What you will do.
Everything from the first line of the data below through the line that contains "const labelOf = new" should be written out exactly, please, and nothing more; the pictures stay out.

Information shown.
_ _ _ _ _
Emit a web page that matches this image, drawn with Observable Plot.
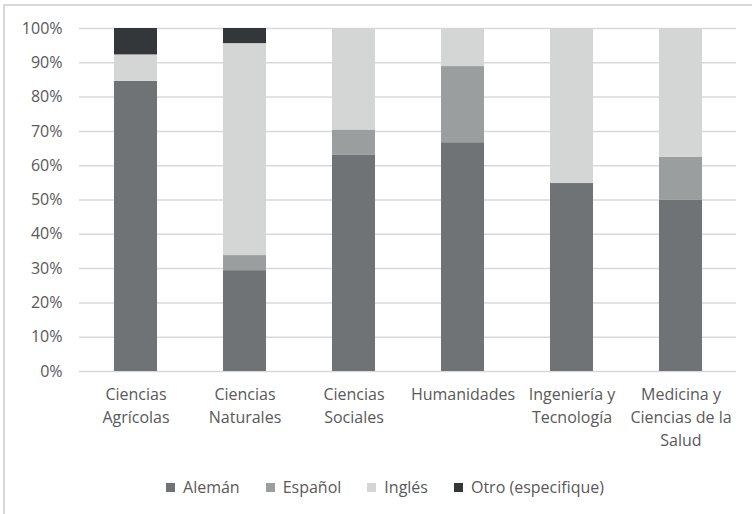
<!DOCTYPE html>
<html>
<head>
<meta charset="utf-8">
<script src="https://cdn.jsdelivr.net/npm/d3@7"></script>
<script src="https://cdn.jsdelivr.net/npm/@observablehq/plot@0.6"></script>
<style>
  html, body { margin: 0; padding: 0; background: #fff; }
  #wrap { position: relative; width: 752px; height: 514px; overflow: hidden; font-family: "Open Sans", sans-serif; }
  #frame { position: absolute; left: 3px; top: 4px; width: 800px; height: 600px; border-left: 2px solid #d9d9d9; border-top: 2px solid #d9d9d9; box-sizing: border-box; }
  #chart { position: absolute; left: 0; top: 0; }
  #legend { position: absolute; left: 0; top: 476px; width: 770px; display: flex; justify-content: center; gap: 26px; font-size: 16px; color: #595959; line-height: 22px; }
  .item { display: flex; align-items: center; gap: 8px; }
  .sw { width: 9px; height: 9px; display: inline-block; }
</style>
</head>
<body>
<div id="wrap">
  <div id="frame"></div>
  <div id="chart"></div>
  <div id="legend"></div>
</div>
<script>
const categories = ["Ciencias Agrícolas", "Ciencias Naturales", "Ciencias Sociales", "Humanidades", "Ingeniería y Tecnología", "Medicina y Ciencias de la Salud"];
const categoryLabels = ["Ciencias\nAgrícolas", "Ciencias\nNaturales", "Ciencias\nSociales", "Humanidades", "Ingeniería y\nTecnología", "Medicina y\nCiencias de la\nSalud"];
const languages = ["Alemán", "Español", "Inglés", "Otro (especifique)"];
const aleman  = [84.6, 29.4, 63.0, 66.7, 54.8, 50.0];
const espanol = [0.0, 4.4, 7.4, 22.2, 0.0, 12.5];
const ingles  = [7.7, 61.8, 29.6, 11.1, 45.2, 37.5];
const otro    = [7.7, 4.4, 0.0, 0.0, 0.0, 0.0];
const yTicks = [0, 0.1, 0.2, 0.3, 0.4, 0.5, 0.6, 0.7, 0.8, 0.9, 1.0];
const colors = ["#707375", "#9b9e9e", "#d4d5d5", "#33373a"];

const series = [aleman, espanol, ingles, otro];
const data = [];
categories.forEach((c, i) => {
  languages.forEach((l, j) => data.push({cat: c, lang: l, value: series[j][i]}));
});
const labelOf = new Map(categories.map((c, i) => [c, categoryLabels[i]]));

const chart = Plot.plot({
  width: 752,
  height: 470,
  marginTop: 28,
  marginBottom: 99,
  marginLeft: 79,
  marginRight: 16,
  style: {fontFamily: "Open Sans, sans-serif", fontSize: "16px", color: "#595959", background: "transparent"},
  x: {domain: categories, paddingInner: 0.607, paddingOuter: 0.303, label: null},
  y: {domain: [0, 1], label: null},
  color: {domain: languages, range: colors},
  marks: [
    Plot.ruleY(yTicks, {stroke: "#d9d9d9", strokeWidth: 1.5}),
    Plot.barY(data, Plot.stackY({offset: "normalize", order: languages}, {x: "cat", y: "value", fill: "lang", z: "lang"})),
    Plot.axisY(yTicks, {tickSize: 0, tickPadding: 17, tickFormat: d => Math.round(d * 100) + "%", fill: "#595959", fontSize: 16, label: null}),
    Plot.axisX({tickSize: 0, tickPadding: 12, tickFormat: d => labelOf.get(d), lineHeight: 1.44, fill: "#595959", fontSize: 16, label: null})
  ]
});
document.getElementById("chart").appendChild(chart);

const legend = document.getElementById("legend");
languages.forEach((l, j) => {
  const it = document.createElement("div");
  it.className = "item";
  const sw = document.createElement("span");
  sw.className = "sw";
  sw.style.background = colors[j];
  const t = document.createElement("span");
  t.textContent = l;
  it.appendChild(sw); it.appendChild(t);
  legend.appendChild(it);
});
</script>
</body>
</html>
_ _ _ _ _
Complete output.
Emit a web page that matches this image, drawn with Observable Plot.
<!DOCTYPE html>
<html>
<head>
<meta charset="utf-8">
<script src="https://cdn.jsdelivr.net/npm/d3@7"></script>
<script src="https://cdn.jsdelivr.net/npm/@observablehq/plot@0.6"></script>
<style>
  html, body { margin: 0; padding: 0; background: #fff; }
  #wrap { position: relative; width: 752px; height: 514px; overflow: hidden; font-family: "Open Sans", sans-serif; }
  #frame { position: absolute; left: 3px; top: 4px; width: 800px; height: 600px; border-left: 2px solid #d9d9d9; border-top: 2px solid #d9d9d9; box-sizing: border-box; }
  #chart { position: absolute; left: 0; top: 0; }
  #legend { position: absolute; left: 0; top: 476px; width: 770px; display: flex; justify-content: center; gap: 26px; font-size: 16px; color: #595959; line-height: 22px; }
  .item { display: flex; align-items: center; gap: 8px; }
  .sw { width: 9px; height: 9px; display: inline-block; }
</style>
</head>
<body>
<div id="wrap">
  <div id="frame"></div>
  <div id="chart"></div>
  <div id="legend"></div>
</div>
<script>
const categories = ["Ciencias Agrícolas", "Ciencias Naturales", "Ciencias Sociales", "Humanidades", "Ingeniería y Tecnología", "Medicina y Ciencias de la Salud"];
const categoryLabels = ["Ciencias\nAgrícolas", "Ciencias\nNaturales", "Ciencias\nSociales", "Humanidades", "Ingeniería y\nTecnología", "Medicina y\nCiencias de la\nSalud"];
const languages = ["Alemán", "Español", "Inglés", "Otro (especifique)"];
const aleman  = [84.6, 29.4, 63.0, 66.7, 54.8, 50.0];
const espanol = [0.0, 4.4, 7.4, 22.2, 0.0, 12.5];
const ingles  = [7.7, 61.8, 29.6, 11.1, 45.2, 37.5];
const otro    = [7.7, 4.4, 0.0, 0.0, 0.0, 0.0];
const yTicks = [0, 0.1, 0.2, 0.3, 0.4, 0.5, 0.6, 0.7, 0.8, 0.9, 1.0];
const colors = ["#707375", "#9b9e9e", "#d4d5d5", "#33373a"];

const series = [aleman, espanol, ingles, otro];
const data = [];
categories.forEach((c, i) => {
  languages.forEach((l, j) => data.push({cat: c, lang: l, value: series[j][i]}));
});
const labelOf = new Map(categories.map((c, i) => [c, categoryLabels[i]]));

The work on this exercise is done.